Shoot-em-up video games from abroad often struggle to gain traction here, where fantasy-style games reign supreme and sell in the millions — even though many in the West have never heard of them. These include the hugely popular “Monster Hunter” franchise, which has sold 23 million copies and counting since its debut a decade ago.
“Most of them were sold in Japan even though we made an English version,” said a spokeswoman for game creator Capcom Co.
Problems in translating the language and cultural differences are among the reasons cited for the struggles of foreign game operators in Japan, a rift that was apparent as gamers flocked to the Tokyo Game Show last week. More than 600 games titles were on offer at the four-day extravaganza that wrapped up Sunday.
Though Japanese firms once dominated the global market with the likes of “Super Mario” and “Sonic the Hedgehog,” they appear to be looking increasingly inward.
“The main trends of the video game market in Japan are divided into two categories: major worldwide successes like ‘Pokemon,’ ‘Final Fantasy’ or ‘Biohazard,’ and games that are specifically designed for core Japanese gamers,” said the Asia Trend Map institute, pointing to the “overwhelming (local) dominance of games made in Japan.”
A blockbuster offering based on the popular manga “Shonen Jump” reflects a common theme; Japanese video games are often centred around a well-known character in multiple media platforms, from manga and movies to music and TV series.
Namco Bandai’s “AKB 1/149 Renai Sosenkyo,” a popular dating simulation game built around the AKB48 brand, is the kind of title known to most at home but with little name familiarity abroad.
“The title isn’t suited to foreign markets,” said company spokesman Toshiaki Honda.
Even Sony Corp. is releasing its PlayStation 4 abroad before it hits store shelves at home — a first — with executives saying game titles expected to be popular in Japan won’t be ready in time.
Eiji Araki, senior official of mobile social game maker Gree Inc., said, “We’ve learned that characters and visuals favored in the United States are different from those in Japan.”
For some, the unique character of the domestic gaming market encapsulates the so-called Galapagos Syndrome, in which firms concentrate almost solely on Japanese consumers.
Apple Inc.’s iPhone and Samsung Electronic Co.’s Galaxy smartphones were a little slow to catch on here as many mobile carriers focused on homegrown flip-phone offerings.
While the iPhone is now selling well domestically, a ride on a Tokyo subway underscores another unique aspect of the nation’s gaming market — a love of handheld devices.

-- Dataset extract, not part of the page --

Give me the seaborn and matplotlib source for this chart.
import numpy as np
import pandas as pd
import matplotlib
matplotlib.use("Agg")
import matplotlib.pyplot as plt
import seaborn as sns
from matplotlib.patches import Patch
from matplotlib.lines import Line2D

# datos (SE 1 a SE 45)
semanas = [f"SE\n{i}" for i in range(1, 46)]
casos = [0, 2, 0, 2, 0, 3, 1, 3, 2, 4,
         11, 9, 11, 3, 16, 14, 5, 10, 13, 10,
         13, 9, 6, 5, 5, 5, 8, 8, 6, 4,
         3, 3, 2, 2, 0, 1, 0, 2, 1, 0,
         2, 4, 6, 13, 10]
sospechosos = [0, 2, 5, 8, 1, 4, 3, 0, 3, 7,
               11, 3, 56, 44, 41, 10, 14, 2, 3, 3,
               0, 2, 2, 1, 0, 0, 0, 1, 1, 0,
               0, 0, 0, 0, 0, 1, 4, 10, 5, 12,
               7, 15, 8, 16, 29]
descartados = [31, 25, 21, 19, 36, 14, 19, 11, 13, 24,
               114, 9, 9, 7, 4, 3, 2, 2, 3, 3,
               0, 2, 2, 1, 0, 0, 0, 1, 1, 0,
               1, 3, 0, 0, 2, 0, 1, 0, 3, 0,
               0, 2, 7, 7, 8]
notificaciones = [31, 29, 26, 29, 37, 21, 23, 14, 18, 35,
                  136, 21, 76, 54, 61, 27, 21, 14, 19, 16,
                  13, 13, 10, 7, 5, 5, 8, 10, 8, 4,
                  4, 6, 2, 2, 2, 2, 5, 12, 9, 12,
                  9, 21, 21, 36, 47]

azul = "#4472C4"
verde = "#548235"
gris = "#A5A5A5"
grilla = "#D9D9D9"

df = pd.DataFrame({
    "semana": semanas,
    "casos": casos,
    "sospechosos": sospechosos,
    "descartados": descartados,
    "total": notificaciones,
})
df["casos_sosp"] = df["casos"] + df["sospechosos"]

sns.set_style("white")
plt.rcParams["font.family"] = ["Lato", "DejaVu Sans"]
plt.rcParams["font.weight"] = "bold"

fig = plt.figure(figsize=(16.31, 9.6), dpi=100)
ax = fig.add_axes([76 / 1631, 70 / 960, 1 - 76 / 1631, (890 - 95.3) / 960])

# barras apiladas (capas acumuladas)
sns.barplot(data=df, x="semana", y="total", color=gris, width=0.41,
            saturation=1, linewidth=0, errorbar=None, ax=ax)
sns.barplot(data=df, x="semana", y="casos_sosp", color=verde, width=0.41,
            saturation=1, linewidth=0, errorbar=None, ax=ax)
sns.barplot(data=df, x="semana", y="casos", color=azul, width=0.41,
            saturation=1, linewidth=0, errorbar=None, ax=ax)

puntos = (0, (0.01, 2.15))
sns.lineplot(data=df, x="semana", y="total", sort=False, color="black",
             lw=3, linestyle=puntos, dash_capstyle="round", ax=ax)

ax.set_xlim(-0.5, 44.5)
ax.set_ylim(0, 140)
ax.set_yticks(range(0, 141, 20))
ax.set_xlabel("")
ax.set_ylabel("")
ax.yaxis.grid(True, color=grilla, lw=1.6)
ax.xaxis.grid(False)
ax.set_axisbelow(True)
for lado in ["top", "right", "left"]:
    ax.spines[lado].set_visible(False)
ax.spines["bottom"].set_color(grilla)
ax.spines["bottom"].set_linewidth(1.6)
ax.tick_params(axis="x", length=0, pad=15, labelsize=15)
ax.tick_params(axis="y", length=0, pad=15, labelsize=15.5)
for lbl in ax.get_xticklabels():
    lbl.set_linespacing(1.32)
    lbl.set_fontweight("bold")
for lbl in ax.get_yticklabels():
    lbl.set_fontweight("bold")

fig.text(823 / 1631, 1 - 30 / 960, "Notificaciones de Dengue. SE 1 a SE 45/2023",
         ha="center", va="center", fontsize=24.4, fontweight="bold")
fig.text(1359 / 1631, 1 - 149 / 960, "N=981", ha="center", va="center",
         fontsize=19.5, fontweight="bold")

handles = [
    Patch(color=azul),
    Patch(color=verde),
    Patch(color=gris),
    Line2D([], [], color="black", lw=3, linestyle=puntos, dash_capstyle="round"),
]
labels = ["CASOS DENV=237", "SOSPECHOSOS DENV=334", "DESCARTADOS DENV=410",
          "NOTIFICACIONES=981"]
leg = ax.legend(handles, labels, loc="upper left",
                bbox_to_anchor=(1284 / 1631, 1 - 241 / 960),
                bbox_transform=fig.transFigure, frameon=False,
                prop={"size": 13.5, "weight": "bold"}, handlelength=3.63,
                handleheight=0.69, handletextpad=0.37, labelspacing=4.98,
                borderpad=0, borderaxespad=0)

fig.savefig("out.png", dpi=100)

Commuters on the city’s vast transportation network are frequently seen thumbing away on portable gaming devices to pass the time.

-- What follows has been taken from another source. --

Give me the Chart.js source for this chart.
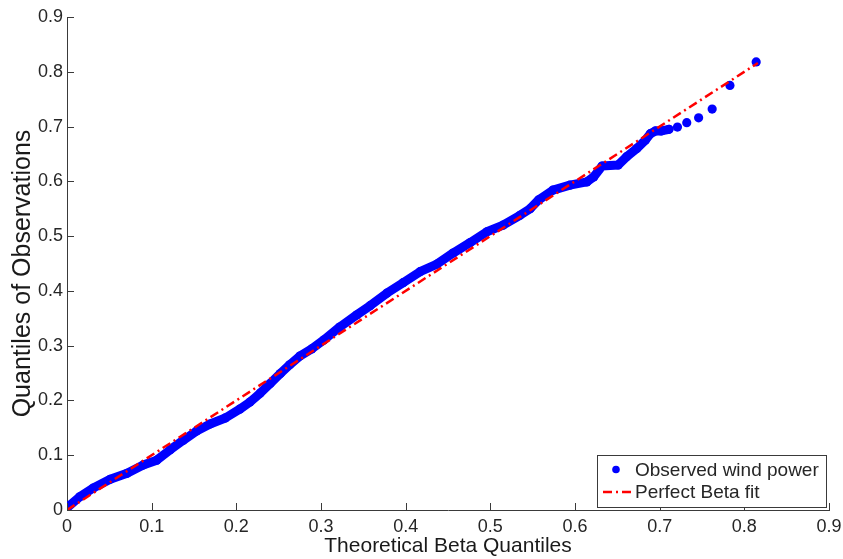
<!DOCTYPE html>
<html>
<head>
<meta charset="utf-8">
<title>Beta Q-Q plot of wind power</title>
<script src="https://cdn.jsdelivr.net/npm/chart.js@4.4.1/dist/chart.umd.min.js"></script>
<style>
  html, body { margin: 0; padding: 0; background: #fff; }
</style>
</head>
<body>
<canvas id="qqChart" width="843" height="559"></canvas>
<script>
// Theoretical beta quantiles against the sorted observed wind power
const betaQuantiles = [0.000, 0.015, 0.031, 0.051, 0.071, 0.090, 0.106, 0.122, 0.137, 0.153,
    0.169, 0.187, 0.204, 0.216, 0.228, 0.240, 0.252, 0.263, 0.275, 0.289,
    0.303, 0.322, 0.342, 0.358, 0.378, 0.397, 0.417, 0.437, 0.456, 0.476,
    0.496, 0.515, 0.535, 0.547, 0.557, 0.574, 0.594, 0.614, 0.622, 0.632,
    0.651, 0.661, 0.673, 0.683, 0.689, 0.695, 0.702, 0.711, 0.721, 0.732,
    0.746, 0.762, 0.783, 0.814];
const observedQuantiles = [0.004, 0.024, 0.040, 0.056, 0.067, 0.082, 0.091, 0.110, 0.127, 0.144,
    0.157, 0.168, 0.184, 0.197, 0.213, 0.231, 0.249, 0.265, 0.281, 0.294,
    0.310, 0.334, 0.356, 0.373, 0.396, 0.415, 0.435, 0.449, 0.469, 0.488,
    0.508, 0.520, 0.538, 0.550, 0.566, 0.584, 0.593, 0.599, 0.608, 0.628,
    0.630, 0.645, 0.660, 0.675, 0.687, 0.692, 0.692, 0.695, 0.699, 0.707,
    0.716, 0.732, 0.775, 0.818];

// y = x reference line
const fitLineX = [0, 0.816];
const fitLineY = [0, 0.816];

const axisTicks = [0, 0.1, 0.2, 0.3, 0.4, 0.5, 0.6, 0.7, 0.8, 0.9];
const seriesNames = ['Observed wind power', 'Perfect Beta fit'];
const xTitle = 'Theoretical Beta Quantiles';
const yTitle = 'Quantiles of Observations';

// upper tail points are shown as separate dots
const tailFrom = 0.711;

const FONT = '"Liberation Sans", Arial, Helvetica, sans-serif';
const AXIS_COLOR = '#3a3a3a';
const TEXT_COLOR = '#262626';

// tick marks drawn inwards from the two axes
const innerTicks = {
    id: 'innerTicks',
    afterDraw(chart) {
        const { ctx, chartArea, scales } = chart;
        const len = 7;
        ctx.save();
        ctx.strokeStyle = AXIS_COLOR;
        ctx.lineWidth = 1;
        ctx.beginPath();
        scales.x.ticks.forEach(t => {
            const px = Math.round(scales.x.getPixelForValue(t.value)) + 0.5;
            ctx.moveTo(px, chartArea.bottom);
            ctx.lineTo(px, chartArea.bottom - len);
        });
        scales.y.ticks.forEach(t => {
            const py = Math.round(scales.y.getPixelForValue(t.value)) + 0.5;
            ctx.moveTo(chartArea.left, py);
            ctx.lineTo(chartArea.left + len, py);
        });
        ctx.stroke();
        ctx.restore();
    }
};

// vertical axis title, sitting a little below the middle of the plot
const yAxisTitle = {
    id: 'yAxisTitle',
    afterDraw(chart) {
        const { ctx, chartArea } = chart;
        ctx.save();
        ctx.translate(23, (chartArea.top + chartArea.bottom) / 2 + 10);
        ctx.rotate(-Math.PI / 2);
        ctx.font = '25px ' + FONT;
        ctx.fillStyle = '#1a1a1a';
        ctx.textAlign = 'center';
        ctx.textBaseline = 'middle';
        ctx.fillText(yTitle, 0, 0);
        ctx.restore();
    }
};

// boxed legend in the lower right corner of the plot
const boxLegend = {
    id: 'boxLegend',
    afterDraw(chart) {
        const { ctx, chartArea } = chart;
        const sets = chart.data.datasets;
        ctx.save();
        ctx.font = '19px ' + FONT;
        const textW = Math.max(...sets.map(ds => ctx.measureText(ds.label).width));
        const w = Math.round(38 + textW + 7);
        const h = 52;
        const x = Math.round(chartArea.right - 3 - w);
        const y = Math.round(chartArea.bottom - 3 - h);

        ctx.fillStyle = '#fff';
        ctx.fillRect(x, y, w, h);
        ctx.strokeStyle = AXIS_COLOR;
        ctx.lineWidth = 1;
        ctx.strokeRect(x + 0.5, y + 0.5, w, h);

        const row1 = y + 14.5;
        const row2 = y + 37;

        // observed series: a single dot
        ctx.fillStyle = sets[0].pointBackgroundColor;
        ctx.beginPath();
        ctx.arc(x + 19, row1, 3.8, 0, Math.PI * 2);
        ctx.fill();

        // fitted line sample
        ctx.strokeStyle = sets[1].borderColor;
        ctx.lineWidth = sets[1].borderWidth;
        ctx.setLineDash(sets[1].borderDash);
        ctx.beginPath();
        ctx.moveTo(x + 6, row2);
        ctx.lineTo(x + 37, row2);
        ctx.stroke();
        ctx.setLineDash([]);

        ctx.fillStyle = TEXT_COLOR;
        ctx.textBaseline = 'middle';
        ctx.textAlign = 'left';
        ctx.fillText(sets[0].label, x + 38, row1 + 1);
        ctx.fillText(sets[1].label, x + 38, row2 + 1);
        ctx.restore();
    }
};

function axisOptions() {
    return {
        type: 'linear',
        min: 0,
        max: 0.9,
        afterBuildTicks: scale => { scale.ticks = axisTicks.map(v => ({ value: v })); },
        ticks: {
            color: TEXT_COLOR,
            font: { family: FONT, size: 18 },
            callback: v => v === 0 ? '0' : v.toFixed(1)
        },
        grid: { display: true, drawOnChartArea: false, drawTicks: false },
        border: { display: true, color: AXIS_COLOR, width: 1 }
    };
}

const xAxis = axisOptions();
xAxis.ticks.padding = 6;
xAxis.title = {
    display: true,
    text: xTitle,
    color: '#1a1a1a',
    font: { family: FONT, size: 21 },
    padding: { top: 0, bottom: 0 }
};
// fixed box sizes so the plot area keeps its place
xAxis.afterFit = scale => {
    scale.height = 49;
    scale.paddingLeft = 0;
    scale.paddingRight = 0;
};

const yAxis = axisOptions();
yAxis.ticks.padding = 4;
yAxis.afterFit = scale => {
    scale.width = 67;
    scale.paddingTop = 0;
    scale.paddingBottom = 0;
};

new Chart(document.getElementById('qqChart'), {
    type: 'scatter',
    data: {
        datasets: [{
            label: seriesNames[0],
            data: betaQuantiles.map((q, i) => ({ x: q, y: observedQuantiles[i] })),
            showLine: true,
            borderColor: '#0000ff',
            borderWidth: 9,
            borderCapStyle: 'round',
            borderJoinStyle: 'round',
            pointRadius: 4.6,
            pointBorderWidth: 0,
            pointBackgroundColor: '#0000ff',
            tension: 0,
            segment: {
                borderColor: ctx => ctx.p0.parsed.x >= tailFrom ? 'rgba(0,0,0,0)' : '#0000ff'
            },
            order: 1
        }, {
            label: seriesNames[1],
            data: fitLineX.map((v, i) => ({ x: v, y: fitLineY[i] })),
            showLine: true,
            borderColor: '#ff0000',
            borderWidth: 2.5,
            borderDash: [9, 4, 2, 4],
            pointRadius: 0,
            order: 0
        }]
    },
    options: {
        responsive: false,
        animation: false,
        layout: { padding: { top: 17, right: 14, bottom: 0, left: 0 } },
        plugins: {
            legend: { display: false },
            tooltip: { enabled: false }
        },
        scales: { x: xAxis, y: yAxis }
    },
    plugins: [innerTicks, yAxisTitle, boxLegend]
});
</script>
</body>
</html>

For one official at Tokyo-based Computer Entertainment Rating Organization, the love of fantasy and role-playing games in Japan’s low crime society stands in stark contrast to the brutal depictions of urban violence in “Grand Theft Auto.”
“Japanese consumers prefer family-use games to those with violent, anti-social or extreme expressions of sexuality,” the official said.
A report by Internet group GMO Cloud characterizes the difference as “self-escapism versus self-expression.”
Whether or not that’s true, “Grand Theft Auto” is undoubtedly violent, especially when compared with Nintendo Co.’s award-winning “Animal Crossing: New Leaf,” in which players take on the role of a mayor running a rural community.
By contrast, past releases in the “Grand Theft Auto” franchise have included simulated sex with prostitutes and drunken driving, along with profanity-packed dialogue.
Carjacking, gambling and killing are the staples of a game in which players take on the role of a psychopathic killer in a fictional Los Angeles.
When “Grand Theft Auto IV” was released five years ago, it blew away video game and Hollywood records by making an unprecedented $500 million in the week after its release, and it shows few signs of slowing with the game’s fifth incarnation released a few days ago.
Hisakazu Hirabayashi of Tokyo-based consultancy firm InteractKK said he expects the game’s newest version to have relative success among Japanese consumers — at least “for a Western game.”